Give the entries back exactly, dropping each image.

=== RECORDS PROVIDED ===

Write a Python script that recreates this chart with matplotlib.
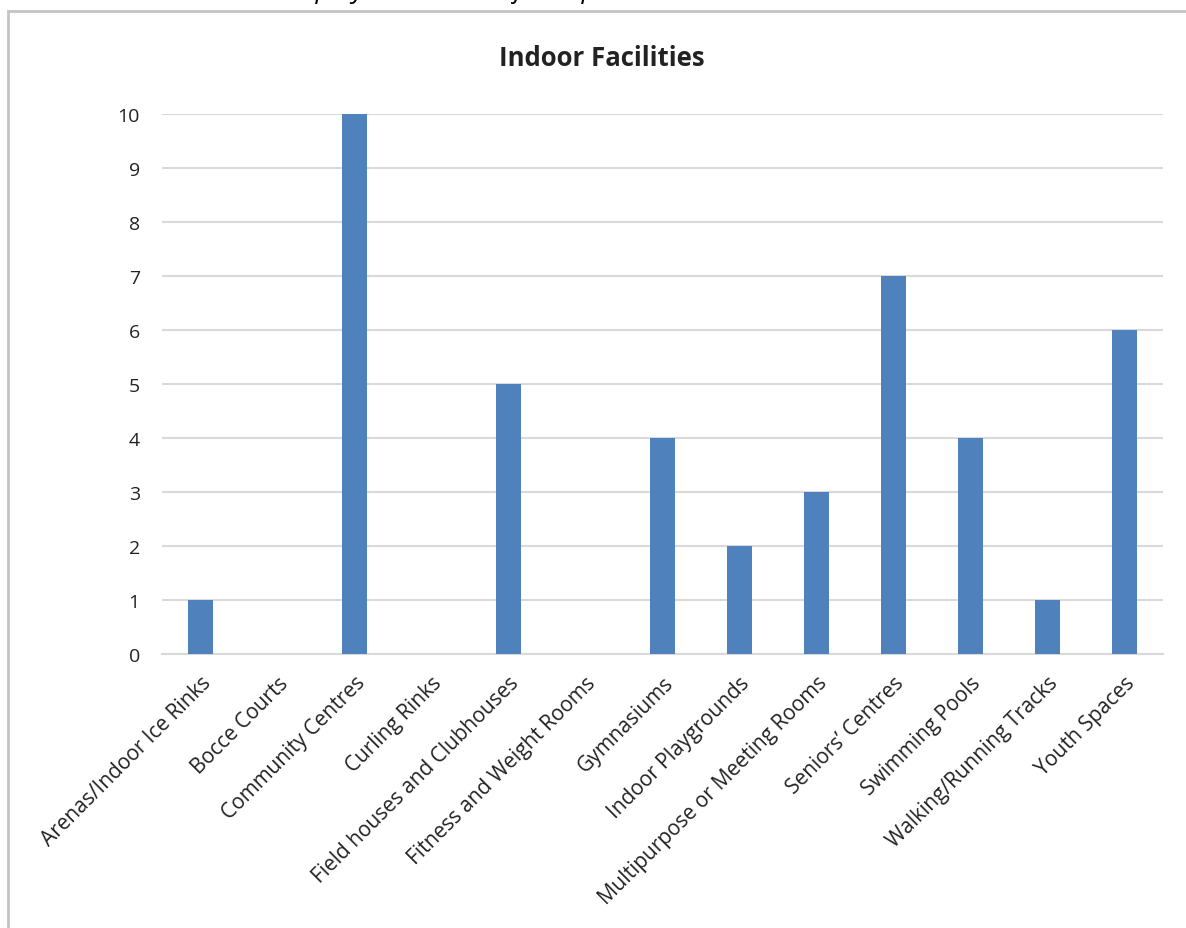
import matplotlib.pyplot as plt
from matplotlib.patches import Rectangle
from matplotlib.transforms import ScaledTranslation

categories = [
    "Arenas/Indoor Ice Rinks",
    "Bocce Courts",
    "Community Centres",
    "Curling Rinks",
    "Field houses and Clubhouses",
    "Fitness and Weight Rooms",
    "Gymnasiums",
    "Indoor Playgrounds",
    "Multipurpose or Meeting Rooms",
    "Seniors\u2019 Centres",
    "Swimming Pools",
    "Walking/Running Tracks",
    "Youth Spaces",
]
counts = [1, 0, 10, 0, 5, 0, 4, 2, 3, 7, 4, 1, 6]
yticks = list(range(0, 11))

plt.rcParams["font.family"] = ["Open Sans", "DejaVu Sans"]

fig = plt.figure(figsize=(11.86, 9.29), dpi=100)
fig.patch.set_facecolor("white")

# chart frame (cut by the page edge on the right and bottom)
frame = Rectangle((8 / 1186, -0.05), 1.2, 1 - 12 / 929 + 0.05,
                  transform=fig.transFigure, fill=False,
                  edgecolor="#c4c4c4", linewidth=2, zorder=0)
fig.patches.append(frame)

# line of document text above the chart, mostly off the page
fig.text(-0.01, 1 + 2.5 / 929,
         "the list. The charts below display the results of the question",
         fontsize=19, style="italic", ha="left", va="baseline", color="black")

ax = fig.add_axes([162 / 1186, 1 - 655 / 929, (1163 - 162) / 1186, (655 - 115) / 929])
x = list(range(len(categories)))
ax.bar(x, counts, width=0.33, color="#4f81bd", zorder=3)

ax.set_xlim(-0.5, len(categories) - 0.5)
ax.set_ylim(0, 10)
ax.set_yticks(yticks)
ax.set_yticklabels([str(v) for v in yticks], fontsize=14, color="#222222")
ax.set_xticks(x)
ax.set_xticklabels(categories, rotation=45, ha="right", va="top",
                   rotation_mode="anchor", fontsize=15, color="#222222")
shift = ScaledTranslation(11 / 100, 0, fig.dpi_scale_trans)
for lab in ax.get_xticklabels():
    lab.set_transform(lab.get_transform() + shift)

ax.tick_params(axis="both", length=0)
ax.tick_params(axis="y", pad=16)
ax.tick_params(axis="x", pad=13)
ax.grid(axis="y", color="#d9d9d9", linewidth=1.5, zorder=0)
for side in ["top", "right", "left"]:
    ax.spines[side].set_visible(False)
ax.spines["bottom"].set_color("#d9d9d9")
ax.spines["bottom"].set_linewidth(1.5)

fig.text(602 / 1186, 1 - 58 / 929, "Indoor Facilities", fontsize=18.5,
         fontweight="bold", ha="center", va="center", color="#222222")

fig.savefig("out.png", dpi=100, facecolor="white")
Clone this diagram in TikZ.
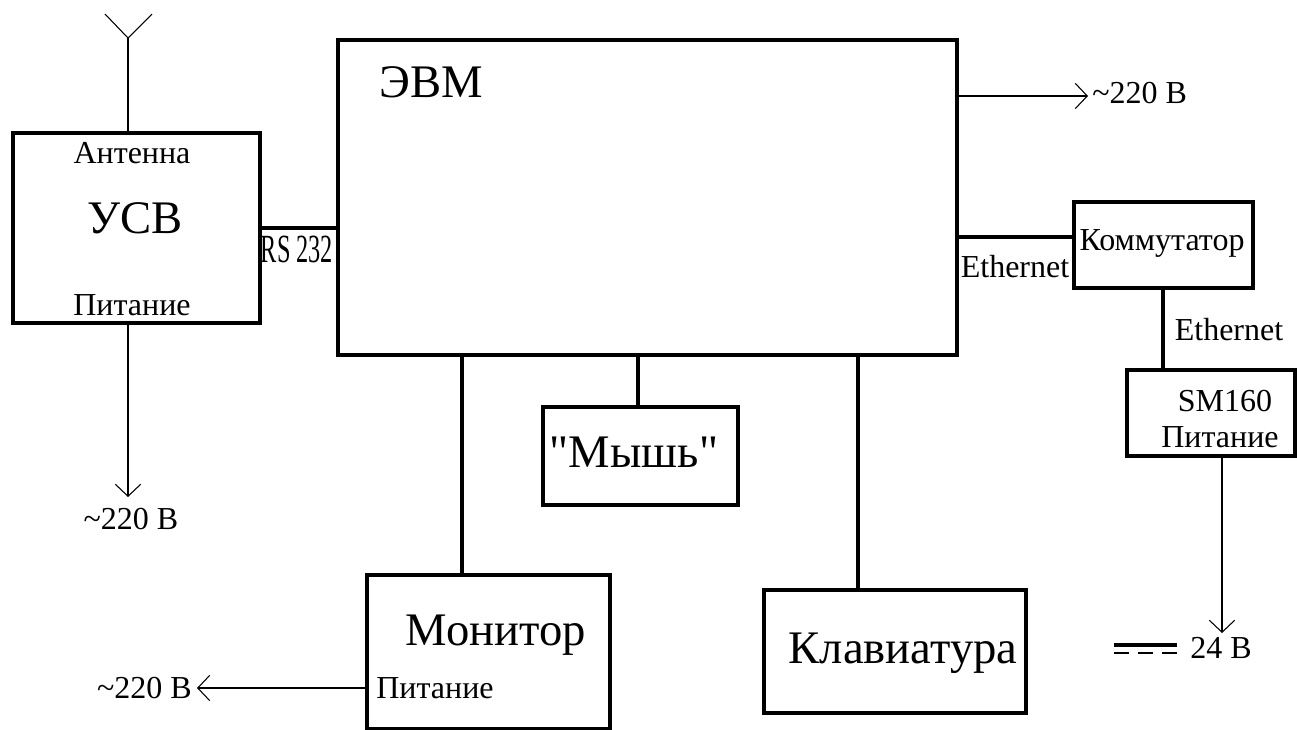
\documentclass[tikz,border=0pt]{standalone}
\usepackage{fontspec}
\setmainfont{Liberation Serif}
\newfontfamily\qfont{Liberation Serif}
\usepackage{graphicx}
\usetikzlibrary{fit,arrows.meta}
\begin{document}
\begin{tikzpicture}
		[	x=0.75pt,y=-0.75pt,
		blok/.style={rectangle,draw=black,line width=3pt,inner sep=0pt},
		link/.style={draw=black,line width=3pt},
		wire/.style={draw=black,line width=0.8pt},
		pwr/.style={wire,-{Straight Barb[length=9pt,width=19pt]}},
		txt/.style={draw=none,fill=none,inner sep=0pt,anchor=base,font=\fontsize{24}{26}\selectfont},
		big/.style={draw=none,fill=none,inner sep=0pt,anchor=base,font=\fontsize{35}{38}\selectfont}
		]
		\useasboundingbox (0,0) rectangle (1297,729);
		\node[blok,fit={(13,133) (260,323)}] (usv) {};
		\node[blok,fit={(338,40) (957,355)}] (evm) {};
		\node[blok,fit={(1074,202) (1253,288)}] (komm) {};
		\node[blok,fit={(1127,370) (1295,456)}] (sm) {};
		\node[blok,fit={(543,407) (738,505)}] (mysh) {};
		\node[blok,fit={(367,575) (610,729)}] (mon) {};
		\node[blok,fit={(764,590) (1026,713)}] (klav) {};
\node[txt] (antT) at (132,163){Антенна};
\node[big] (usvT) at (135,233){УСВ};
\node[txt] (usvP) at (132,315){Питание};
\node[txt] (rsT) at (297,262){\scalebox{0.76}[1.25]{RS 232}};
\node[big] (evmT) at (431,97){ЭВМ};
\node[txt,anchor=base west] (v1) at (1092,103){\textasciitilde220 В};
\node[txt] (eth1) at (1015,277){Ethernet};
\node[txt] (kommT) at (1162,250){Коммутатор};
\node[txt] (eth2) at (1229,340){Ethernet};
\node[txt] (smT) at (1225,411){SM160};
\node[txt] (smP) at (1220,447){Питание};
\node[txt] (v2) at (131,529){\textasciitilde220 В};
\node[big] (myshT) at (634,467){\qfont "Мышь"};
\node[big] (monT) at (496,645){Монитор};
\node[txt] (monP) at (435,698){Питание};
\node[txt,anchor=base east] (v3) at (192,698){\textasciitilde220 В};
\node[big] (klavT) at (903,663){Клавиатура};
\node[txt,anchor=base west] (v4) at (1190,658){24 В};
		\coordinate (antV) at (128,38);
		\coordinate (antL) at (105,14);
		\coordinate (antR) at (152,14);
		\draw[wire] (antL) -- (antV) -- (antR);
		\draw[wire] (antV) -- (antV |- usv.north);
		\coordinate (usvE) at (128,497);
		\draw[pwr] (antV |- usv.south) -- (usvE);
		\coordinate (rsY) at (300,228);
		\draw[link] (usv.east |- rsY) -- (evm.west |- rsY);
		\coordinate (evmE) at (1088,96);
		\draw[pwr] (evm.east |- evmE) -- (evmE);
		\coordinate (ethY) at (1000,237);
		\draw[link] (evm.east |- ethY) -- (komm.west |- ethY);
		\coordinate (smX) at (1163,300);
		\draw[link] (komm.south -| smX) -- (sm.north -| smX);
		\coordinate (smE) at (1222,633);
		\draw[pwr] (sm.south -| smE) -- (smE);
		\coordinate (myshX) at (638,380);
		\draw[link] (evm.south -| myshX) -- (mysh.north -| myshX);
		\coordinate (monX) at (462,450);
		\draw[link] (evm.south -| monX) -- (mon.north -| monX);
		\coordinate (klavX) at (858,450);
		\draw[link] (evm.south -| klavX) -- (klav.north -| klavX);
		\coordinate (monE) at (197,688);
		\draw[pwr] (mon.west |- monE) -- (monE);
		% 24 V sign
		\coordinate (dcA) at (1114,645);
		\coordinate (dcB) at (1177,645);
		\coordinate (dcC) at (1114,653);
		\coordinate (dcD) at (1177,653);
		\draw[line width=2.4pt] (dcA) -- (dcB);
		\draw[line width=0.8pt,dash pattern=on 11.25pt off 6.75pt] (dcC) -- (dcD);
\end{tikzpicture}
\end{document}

===

__TASK RESULT__
Write a Python script that recreates this chart with matplotlib.
import matplotlib.pyplot as plt
from matplotlib.patches import Rectangle
from matplotlib.transforms import ScaledTranslation

categories = [
    "Arenas/Indoor Ice Rinks",
    "Bocce Courts",
    "Community Centres",
    "Curling Rinks",
    "Field houses and Clubhouses",
    "Fitness and Weight Rooms",
    "Gymnasiums",
    "Indoor Playgrounds",
    "Multipurpose or Meeting Rooms",
    "Seniors\u2019 Centres",
    "Swimming Pools",
    "Walking/Running Tracks",
    "Youth Spaces",
]
counts = [1, 0, 10, 0, 5, 0, 4, 2, 3, 7, 4, 1, 6]
yticks = list(range(0, 11))

plt.rcParams["font.family"] = ["Open Sans", "DejaVu Sans"]

fig = plt.figure(figsize=(11.86, 9.29), dpi=100)
fig.patch.set_facecolor("white")

# chart frame (cut by the page edge on the right and bottom)
frame = Rectangle((8 / 1186, -0.05), 1.2, 1 - 12 / 929 + 0.05,
                  transform=fig.transFigure, fill=False,
                  edgecolor="#c4c4c4", linewidth=2, zorder=0)
fig.patches.append(frame)

# line of document text above the chart, mostly off the page
fig.text(-0.01, 1 + 2.5 / 929,
         "the list. The charts below display the results of the question",
         fontsize=19, style="italic", ha="left", va="baseline", color="black")

ax = fig.add_axes([162 / 1186, 1 - 655 / 929, (1163 - 162) / 1186, (655 - 115) / 929])
x = list(range(len(categories)))
ax.bar(x, counts, width=0.33, color="#4f81bd", zorder=3)

ax.set_xlim(-0.5, len(categories) - 0.5)
ax.set_ylim(0, 10)
ax.set_yticks(yticks)
ax.set_yticklabels([str(v) for v in yticks], fontsize=14, color="#222222")
ax.set_xticks(x)
ax.set_xticklabels(categories, rotation=45, ha="right", va="top",
                   rotation_mode="anchor", fontsize=15, color="#222222")
shift = ScaledTranslation(11 / 100, 0, fig.dpi_scale_trans)
for lab in ax.get_xticklabels():
    lab.set_transform(lab.get_transform() + shift)

ax.tick_params(axis="both", length=0)
ax.tick_params(axis="y", pad=16)
ax.tick_params(axis="x", pad=13)
ax.grid(axis="y", color="#d9d9d9", linewidth=1.5, zorder=0)
for side in ["top", "right", "left"]:
    ax.spines[side].set_visible(False)
ax.spines["bottom"].set_color("#d9d9d9")
ax.spines["bottom"].set_linewidth(1.5)

fig.text(602 / 1186, 1 - 58 / 929, "Indoor Facilities", fontsize=18.5,
         fontweight="bold", ha="center", va="center", color="#222222")

fig.savefig("out.png", dpi=100, facecolor="white")
Clone this diagram in TikZ.
\documentclass[tikz,border=0pt]{standalone}
\usepackage{fontspec}
\setmainfont{Liberation Serif}
\newfontfamily\qfont{Liberation Serif}
\usepackage{graphicx}
\usetikzlibrary{fit,arrows.meta}
\begin{document}
\begin{tikzpicture}
		[	x=0.75pt,y=-0.75pt,
		blok/.style={rectangle,draw=black,line width=3pt,inner sep=0pt},
		link/.style={draw=black,line width=3pt},
		wire/.style={draw=black,line width=0.8pt},
		pwr/.style={wire,-{Straight Barb[length=9pt,width=19pt]}},
		txt/.style={draw=none,fill=none,inner sep=0pt,anchor=base,font=\fontsize{24}{26}\selectfont},
		big/.style={draw=none,fill=none,inner sep=0pt,anchor=base,font=\fontsize{35}{38}\selectfont}
		]
		\useasboundingbox (0,0) rectangle (1297,729);
		\node[blok,fit={(13,133) (260,323)}] (usv) {};
		\node[blok,fit={(338,40) (957,355)}] (evm) {};
		\node[blok,fit={(1074,202) (1253,288)}] (komm) {};
		\node[blok,fit={(1127,370) (1295,456)}] (sm) {};
		\node[blok,fit={(543,407) (738,505)}] (mysh) {};
		\node[blok,fit={(367,575) (610,729)}] (mon) {};
		\node[blok,fit={(764,590) (1026,713)}] (klav) {};
\node[txt] (antT) at (132,163){Антенна};
\node[big] (usvT) at (135,233){УСВ};
\node[txt] (usvP) at (132,315){Питание};
\node[txt] (rsT) at (297,262){\scalebox{0.76}[1.25]{RS 232}};
\node[big] (evmT) at (431,97){ЭВМ};
\node[txt,anchor=base west] (v1) at (1092,103){\textasciitilde220 В};
\node[txt] (eth1) at (1015,277){Ethernet};
\node[txt] (kommT) at (1162,250){Коммутатор};
\node[txt] (eth2) at (1229,340){Ethernet};
\node[txt] (smT) at (1225,411){SM160};
\node[txt] (smP) at (1220,447){Питание};
\node[txt] (v2) at (131,529){\textasciitilde220 В};
\node[big] (myshT) at (634,467){\qfont "Мышь"};
\node[big] (monT) at (496,645){Монитор};
\node[txt] (monP) at (435,698){Питание};
\node[txt,anchor=base east] (v3) at (192,698){\textasciitilde220 В};
\node[big] (klavT) at (903,663){Клавиатура};
\node[txt,anchor=base west] (v4) at (1190,658){24 В};
		\coordinate (antV) at (128,38);
		\coordinate (antL) at (105,14);
		\coordinate (antR) at (152,14);
		\draw[wire] (antL) -- (antV) -- (antR);
		\draw[wire] (antV) -- (antV |- usv.north);
		\coordinate (usvE) at (128,497);
		\draw[pwr] (antV |- usv.south) -- (usvE);
		\coordinate (rsY) at (300,228);
		\draw[link] (usv.east |- rsY) -- (evm.west |- rsY);
		\coordinate (evmE) at (1088,96);
		\draw[pwr] (evm.east |- evmE) -- (evmE);
		\coordinate (ethY) at (1000,237);
		\draw[link] (evm.east |- ethY) -- (komm.west |- ethY);
		\coordinate (smX) at (1163,300);
		\draw[link] (komm.south -| smX) -- (sm.north -| smX);
		\coordinate (smE) at (1222,633);
		\draw[pwr] (sm.south -| smE) -- (smE);
		\coordinate (myshX) at (638,380);
		\draw[link] (evm.south -| myshX) -- (mysh.north -| myshX);
		\coordinate (monX) at (462,450);
		\draw[link] (evm.south -| monX) -- (mon.north -| monX);
		\coordinate (klavX) at (858,450);
		\draw[link] (evm.south -| klavX) -- (klav.north -| klavX);
		\coordinate (monE) at (197,688);
		\draw[pwr] (mon.west |- monE) -- (monE);
		% 24 V sign
		\coordinate (dcA) at (1114,645);
		\coordinate (dcB) at (1177,645);
		\coordinate (dcC) at (1114,653);
		\coordinate (dcD) at (1177,653);
		\draw[line width=2.4pt] (dcA) -- (dcB);
		\draw[line width=0.8pt,dash pattern=on 11.25pt off 6.75pt] (dcC) -- (dcD);
\end{tikzpicture}
\end{document}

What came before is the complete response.